__SHORT PROBLEM__
Only the lines from the one with "Emit a Python" to the one with "plt.rcParams['font.family'] = ['Liberation", both included, should be output, without any images.

--- ITEMS ---

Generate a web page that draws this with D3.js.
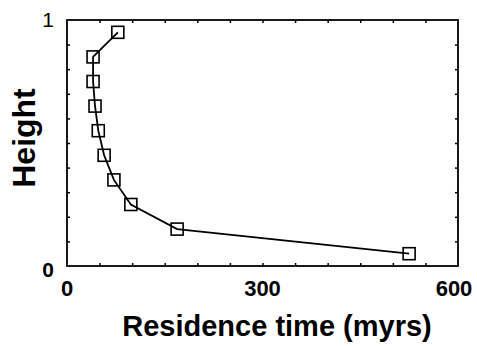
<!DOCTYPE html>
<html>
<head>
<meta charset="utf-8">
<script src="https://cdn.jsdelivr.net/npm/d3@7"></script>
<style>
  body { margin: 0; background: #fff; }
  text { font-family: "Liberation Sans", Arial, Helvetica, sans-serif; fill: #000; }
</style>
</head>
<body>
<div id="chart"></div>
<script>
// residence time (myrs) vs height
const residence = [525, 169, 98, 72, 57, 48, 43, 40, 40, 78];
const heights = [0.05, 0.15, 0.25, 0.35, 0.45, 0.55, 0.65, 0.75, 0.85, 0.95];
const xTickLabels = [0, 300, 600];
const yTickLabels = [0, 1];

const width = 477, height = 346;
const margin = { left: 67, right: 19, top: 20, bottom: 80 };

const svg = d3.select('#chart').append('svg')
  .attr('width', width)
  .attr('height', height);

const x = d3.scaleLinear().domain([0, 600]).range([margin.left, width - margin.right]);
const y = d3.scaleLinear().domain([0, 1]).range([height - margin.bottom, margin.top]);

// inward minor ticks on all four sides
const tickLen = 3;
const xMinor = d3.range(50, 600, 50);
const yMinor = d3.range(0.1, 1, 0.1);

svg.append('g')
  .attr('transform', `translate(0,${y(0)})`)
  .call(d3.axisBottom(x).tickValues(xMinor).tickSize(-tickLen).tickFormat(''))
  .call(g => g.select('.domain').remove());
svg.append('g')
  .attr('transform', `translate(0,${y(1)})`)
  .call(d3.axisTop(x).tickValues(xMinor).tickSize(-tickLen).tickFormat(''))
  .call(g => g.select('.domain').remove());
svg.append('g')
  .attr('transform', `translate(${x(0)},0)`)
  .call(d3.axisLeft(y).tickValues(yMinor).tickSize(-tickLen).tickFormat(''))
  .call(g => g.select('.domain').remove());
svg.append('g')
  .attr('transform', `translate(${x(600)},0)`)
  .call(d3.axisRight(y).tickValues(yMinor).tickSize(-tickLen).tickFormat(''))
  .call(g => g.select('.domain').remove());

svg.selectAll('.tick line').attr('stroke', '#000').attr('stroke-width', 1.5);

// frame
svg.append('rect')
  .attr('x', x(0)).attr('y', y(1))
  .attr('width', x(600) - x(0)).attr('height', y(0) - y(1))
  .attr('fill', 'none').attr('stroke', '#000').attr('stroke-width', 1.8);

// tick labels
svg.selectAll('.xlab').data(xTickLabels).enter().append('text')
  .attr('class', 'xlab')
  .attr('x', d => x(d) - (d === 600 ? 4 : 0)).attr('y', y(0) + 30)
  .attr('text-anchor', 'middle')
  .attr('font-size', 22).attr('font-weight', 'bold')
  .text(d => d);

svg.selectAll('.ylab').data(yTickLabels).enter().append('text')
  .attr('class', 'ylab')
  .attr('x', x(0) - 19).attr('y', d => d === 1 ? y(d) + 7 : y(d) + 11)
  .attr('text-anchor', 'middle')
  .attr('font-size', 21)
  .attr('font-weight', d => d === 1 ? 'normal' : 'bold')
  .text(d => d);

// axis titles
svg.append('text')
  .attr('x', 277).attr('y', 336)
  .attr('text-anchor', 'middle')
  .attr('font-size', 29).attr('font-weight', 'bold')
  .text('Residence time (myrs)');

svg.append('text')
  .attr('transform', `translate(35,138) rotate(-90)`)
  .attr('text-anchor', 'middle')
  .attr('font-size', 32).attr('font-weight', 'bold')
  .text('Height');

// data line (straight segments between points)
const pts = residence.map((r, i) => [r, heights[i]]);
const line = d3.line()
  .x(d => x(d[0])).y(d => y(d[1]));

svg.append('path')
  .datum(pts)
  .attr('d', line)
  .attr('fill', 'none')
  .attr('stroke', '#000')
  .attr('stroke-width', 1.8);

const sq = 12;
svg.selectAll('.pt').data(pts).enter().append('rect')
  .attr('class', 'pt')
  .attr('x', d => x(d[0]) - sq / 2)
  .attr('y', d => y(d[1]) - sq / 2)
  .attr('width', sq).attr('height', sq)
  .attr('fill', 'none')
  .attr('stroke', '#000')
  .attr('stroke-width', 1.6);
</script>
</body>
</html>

---
--- ITEMS ---

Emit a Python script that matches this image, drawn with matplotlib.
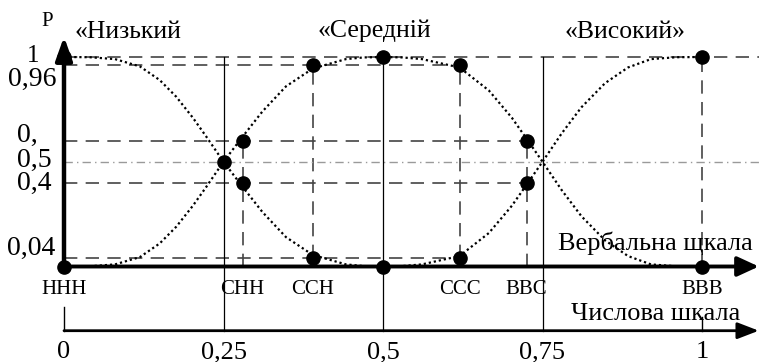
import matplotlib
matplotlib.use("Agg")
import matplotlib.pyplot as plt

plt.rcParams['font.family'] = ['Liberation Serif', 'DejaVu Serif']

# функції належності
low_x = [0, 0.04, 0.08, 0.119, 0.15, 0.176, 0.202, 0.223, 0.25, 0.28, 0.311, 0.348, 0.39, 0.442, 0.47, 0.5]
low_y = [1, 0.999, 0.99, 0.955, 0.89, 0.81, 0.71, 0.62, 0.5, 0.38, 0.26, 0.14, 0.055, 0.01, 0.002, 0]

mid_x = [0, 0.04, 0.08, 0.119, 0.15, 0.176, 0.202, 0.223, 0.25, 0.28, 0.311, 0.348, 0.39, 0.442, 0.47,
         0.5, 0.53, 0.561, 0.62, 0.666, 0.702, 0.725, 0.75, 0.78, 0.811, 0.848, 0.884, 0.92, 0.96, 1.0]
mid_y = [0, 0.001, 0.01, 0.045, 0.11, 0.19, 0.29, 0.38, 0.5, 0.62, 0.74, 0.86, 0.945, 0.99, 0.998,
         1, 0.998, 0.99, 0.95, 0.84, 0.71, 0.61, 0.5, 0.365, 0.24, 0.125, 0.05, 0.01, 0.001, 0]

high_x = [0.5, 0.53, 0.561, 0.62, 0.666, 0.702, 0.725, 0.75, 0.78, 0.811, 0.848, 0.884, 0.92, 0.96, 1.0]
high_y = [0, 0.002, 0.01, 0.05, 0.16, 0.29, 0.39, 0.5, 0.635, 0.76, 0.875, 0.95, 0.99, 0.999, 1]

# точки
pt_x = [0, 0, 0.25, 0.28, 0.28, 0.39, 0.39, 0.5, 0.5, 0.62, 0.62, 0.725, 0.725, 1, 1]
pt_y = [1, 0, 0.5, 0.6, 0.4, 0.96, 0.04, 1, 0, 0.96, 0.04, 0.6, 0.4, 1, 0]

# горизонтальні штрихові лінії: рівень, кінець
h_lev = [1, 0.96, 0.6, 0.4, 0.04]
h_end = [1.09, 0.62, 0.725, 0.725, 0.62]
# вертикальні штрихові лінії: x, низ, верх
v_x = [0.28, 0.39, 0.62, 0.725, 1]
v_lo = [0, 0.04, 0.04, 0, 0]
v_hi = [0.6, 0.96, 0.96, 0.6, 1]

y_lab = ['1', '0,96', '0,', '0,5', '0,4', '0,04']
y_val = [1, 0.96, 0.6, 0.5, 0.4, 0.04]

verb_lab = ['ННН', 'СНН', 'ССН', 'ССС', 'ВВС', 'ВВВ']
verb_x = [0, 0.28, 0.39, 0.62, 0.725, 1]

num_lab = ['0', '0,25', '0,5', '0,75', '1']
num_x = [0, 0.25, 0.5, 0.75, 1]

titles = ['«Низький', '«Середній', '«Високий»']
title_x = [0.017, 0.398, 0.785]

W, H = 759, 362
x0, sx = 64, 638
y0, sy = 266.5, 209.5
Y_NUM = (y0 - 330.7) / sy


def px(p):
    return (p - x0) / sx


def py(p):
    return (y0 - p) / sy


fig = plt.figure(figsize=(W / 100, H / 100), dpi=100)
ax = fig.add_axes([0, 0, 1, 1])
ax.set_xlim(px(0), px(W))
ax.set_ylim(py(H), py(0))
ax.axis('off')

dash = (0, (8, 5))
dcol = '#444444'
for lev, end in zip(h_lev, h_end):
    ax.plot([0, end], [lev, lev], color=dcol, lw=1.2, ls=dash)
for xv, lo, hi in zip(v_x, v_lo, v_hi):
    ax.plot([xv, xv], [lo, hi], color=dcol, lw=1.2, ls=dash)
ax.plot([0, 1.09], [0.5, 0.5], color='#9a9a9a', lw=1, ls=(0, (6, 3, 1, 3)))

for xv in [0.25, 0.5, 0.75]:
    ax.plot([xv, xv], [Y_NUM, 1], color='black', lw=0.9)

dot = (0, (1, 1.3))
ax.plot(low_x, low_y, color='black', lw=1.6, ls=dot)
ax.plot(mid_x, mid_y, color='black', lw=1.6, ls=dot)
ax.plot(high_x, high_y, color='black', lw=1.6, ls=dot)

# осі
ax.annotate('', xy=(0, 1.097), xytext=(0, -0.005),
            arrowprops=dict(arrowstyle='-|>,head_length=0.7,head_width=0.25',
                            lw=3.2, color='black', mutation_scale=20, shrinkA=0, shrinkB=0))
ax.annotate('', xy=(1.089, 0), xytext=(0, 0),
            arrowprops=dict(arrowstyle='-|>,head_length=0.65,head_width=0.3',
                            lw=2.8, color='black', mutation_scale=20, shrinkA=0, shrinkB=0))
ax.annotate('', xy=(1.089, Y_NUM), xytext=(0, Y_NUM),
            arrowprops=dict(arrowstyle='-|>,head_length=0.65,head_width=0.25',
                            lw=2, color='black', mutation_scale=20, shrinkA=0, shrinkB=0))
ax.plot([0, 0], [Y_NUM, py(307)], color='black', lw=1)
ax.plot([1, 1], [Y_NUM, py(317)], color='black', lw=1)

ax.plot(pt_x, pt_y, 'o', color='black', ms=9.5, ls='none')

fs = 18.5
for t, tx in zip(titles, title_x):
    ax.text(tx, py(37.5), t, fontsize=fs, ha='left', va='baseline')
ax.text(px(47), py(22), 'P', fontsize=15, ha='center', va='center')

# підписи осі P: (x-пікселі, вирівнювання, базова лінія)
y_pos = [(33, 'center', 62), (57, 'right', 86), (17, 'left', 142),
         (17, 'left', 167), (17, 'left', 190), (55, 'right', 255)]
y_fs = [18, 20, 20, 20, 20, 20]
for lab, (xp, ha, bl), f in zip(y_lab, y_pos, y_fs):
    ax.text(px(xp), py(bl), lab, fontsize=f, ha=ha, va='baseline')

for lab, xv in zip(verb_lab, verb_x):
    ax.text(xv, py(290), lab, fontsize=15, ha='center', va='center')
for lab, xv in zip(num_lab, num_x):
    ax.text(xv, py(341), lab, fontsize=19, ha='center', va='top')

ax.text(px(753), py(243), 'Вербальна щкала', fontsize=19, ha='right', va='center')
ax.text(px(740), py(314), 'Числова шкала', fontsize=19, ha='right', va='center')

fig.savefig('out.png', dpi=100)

---

__RESPONSE TO THIS TASK__
Emit a Python script that matches this image, drawn with matplotlib.
import matplotlib
matplotlib.use("Agg")
import matplotlib.pyplot as plt

plt.rcParams['font.family'] = ['Liberation Serif', 'DejaVu Serif']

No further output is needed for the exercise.